(Stored items)
=-=-=

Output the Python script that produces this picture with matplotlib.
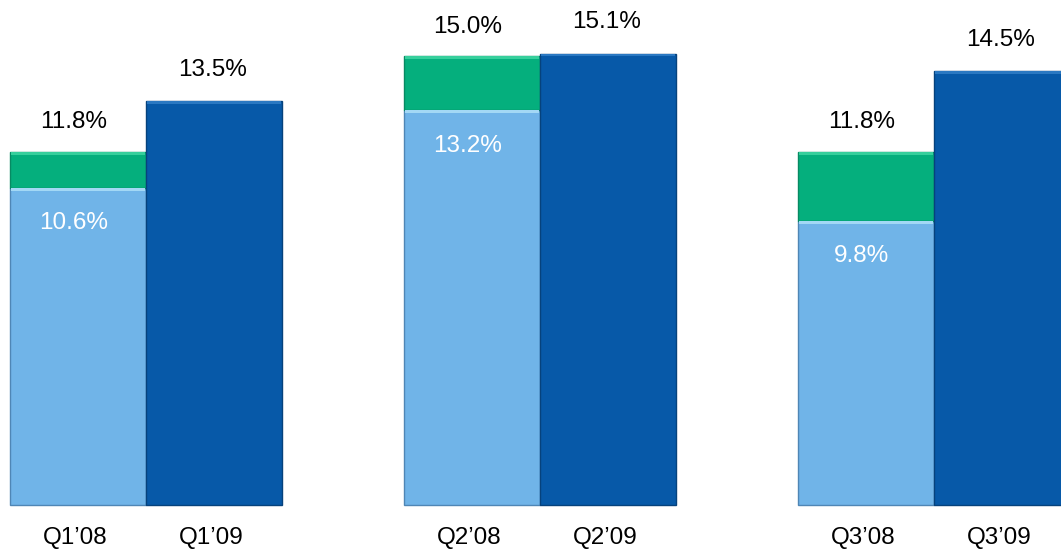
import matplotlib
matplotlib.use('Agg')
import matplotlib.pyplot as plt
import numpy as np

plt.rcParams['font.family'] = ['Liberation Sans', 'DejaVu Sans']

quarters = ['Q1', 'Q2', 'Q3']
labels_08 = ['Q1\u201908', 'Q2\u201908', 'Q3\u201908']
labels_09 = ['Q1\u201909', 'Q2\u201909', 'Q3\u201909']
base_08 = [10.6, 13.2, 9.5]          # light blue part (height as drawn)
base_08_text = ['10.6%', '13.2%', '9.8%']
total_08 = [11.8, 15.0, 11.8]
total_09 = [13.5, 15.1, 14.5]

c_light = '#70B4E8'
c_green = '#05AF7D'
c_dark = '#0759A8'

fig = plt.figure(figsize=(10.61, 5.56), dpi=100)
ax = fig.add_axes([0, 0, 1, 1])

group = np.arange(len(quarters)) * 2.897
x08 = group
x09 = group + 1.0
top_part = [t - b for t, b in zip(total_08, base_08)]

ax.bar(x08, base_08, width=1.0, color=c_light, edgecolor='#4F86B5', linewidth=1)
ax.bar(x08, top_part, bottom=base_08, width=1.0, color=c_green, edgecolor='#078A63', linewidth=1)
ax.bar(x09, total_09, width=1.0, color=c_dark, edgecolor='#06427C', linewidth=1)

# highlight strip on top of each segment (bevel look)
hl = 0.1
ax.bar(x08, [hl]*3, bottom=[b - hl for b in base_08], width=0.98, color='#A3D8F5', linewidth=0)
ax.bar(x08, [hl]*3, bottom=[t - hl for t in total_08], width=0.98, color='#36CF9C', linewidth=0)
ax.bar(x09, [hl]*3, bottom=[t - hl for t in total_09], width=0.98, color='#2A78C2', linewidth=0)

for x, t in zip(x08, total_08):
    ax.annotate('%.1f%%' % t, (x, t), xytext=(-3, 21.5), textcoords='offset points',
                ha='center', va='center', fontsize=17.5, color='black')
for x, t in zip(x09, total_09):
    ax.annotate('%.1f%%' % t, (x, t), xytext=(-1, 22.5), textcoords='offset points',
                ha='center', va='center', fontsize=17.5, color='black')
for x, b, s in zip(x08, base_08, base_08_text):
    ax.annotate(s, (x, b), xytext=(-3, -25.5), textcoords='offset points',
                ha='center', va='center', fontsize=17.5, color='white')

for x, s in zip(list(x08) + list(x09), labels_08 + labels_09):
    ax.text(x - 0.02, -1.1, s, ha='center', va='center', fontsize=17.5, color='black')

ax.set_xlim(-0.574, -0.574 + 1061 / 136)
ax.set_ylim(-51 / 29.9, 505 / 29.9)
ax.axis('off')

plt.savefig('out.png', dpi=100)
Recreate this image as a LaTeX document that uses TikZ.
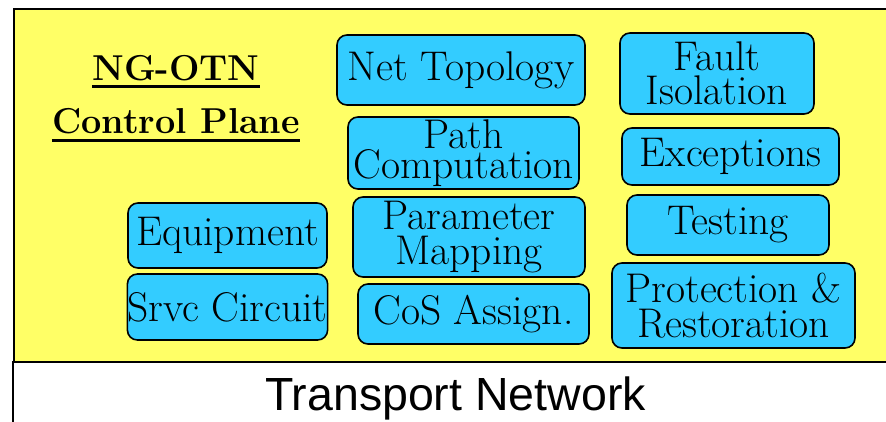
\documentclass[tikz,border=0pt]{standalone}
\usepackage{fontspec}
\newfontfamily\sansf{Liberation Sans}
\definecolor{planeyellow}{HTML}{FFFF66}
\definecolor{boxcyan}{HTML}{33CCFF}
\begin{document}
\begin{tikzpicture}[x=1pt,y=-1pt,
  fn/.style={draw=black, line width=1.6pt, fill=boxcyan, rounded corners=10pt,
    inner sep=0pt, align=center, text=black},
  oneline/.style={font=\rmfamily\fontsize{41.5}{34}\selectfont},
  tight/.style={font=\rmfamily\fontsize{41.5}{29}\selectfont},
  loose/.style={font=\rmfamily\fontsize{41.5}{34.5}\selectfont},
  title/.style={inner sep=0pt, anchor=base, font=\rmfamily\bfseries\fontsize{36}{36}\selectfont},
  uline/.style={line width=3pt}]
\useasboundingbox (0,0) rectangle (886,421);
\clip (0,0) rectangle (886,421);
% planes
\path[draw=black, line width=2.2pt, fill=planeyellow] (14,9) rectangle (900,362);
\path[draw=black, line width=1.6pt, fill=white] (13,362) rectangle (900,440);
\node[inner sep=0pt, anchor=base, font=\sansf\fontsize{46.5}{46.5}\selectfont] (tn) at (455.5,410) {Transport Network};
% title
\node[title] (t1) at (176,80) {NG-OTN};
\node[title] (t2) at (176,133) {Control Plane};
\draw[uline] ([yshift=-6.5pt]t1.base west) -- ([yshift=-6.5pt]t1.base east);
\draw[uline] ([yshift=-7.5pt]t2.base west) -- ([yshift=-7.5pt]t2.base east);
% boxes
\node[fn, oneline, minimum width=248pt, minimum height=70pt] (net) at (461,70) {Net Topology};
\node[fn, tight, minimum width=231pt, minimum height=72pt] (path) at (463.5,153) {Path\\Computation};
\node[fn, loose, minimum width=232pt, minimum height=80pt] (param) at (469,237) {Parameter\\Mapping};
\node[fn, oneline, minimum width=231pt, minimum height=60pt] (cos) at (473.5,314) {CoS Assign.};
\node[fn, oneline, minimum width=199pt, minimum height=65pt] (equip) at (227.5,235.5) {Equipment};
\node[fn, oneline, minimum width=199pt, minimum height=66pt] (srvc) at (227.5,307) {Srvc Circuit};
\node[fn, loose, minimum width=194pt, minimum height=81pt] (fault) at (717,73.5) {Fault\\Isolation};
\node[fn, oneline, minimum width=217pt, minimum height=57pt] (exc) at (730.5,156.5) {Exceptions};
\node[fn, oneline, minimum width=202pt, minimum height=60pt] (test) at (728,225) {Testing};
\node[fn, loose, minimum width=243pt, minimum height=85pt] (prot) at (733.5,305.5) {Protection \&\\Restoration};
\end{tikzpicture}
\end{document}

=-=-=

**SHORT EXERCISE:**
Starting at the top of the listing above, please restate word for word each line up to and including the one that holds "color=c_dark, edgecolor='#06427C', linewidth=1)", omitting every image.

**FULL OUTPUT:**
Output the Python script that produces this picture with matplotlib.
import matplotlib
matplotlib.use('Agg')
import matplotlib.pyplot as plt
import numpy as np

plt.rcParams['font.family'] = ['Liberation Sans', 'DejaVu Sans']

quarters = ['Q1', 'Q2', 'Q3']
labels_08 = ['Q1\u201908', 'Q2\u201908', 'Q3\u201908']
labels_09 = ['Q1\u201909', 'Q2\u201909', 'Q3\u201909']
base_08 = [10.6, 13.2, 9.5]          # light blue part (height as drawn)
base_08_text = ['10.6%', '13.2%', '9.8%']
total_08 = [11.8, 15.0, 11.8]
total_09 = [13.5, 15.1, 14.5]

c_light = '#70B4E8'
c_green = '#05AF7D'
c_dark = '#0759A8'

fig = plt.figure(figsize=(10.61, 5.56), dpi=100)
ax = fig.add_axes([0, 0, 1, 1])

group = np.arange(len(quarters)) * 2.897
x08 = group
x09 = group + 1.0
top_part = [t - b for t, b in zip(total_08, base_08)]

ax.bar(x08, base_08, width=1.0, color=c_light, edgecolor='#4F86B5', linewidth=1)
ax.bar(x08, top_part, bottom=base_08, width=1.0, color=c_green, edgecolor='#078A63', linewidth=1)
ax.bar(x09, total_09, width=1.0, color=c_dark, edgecolor='#06427C', linewidth=1)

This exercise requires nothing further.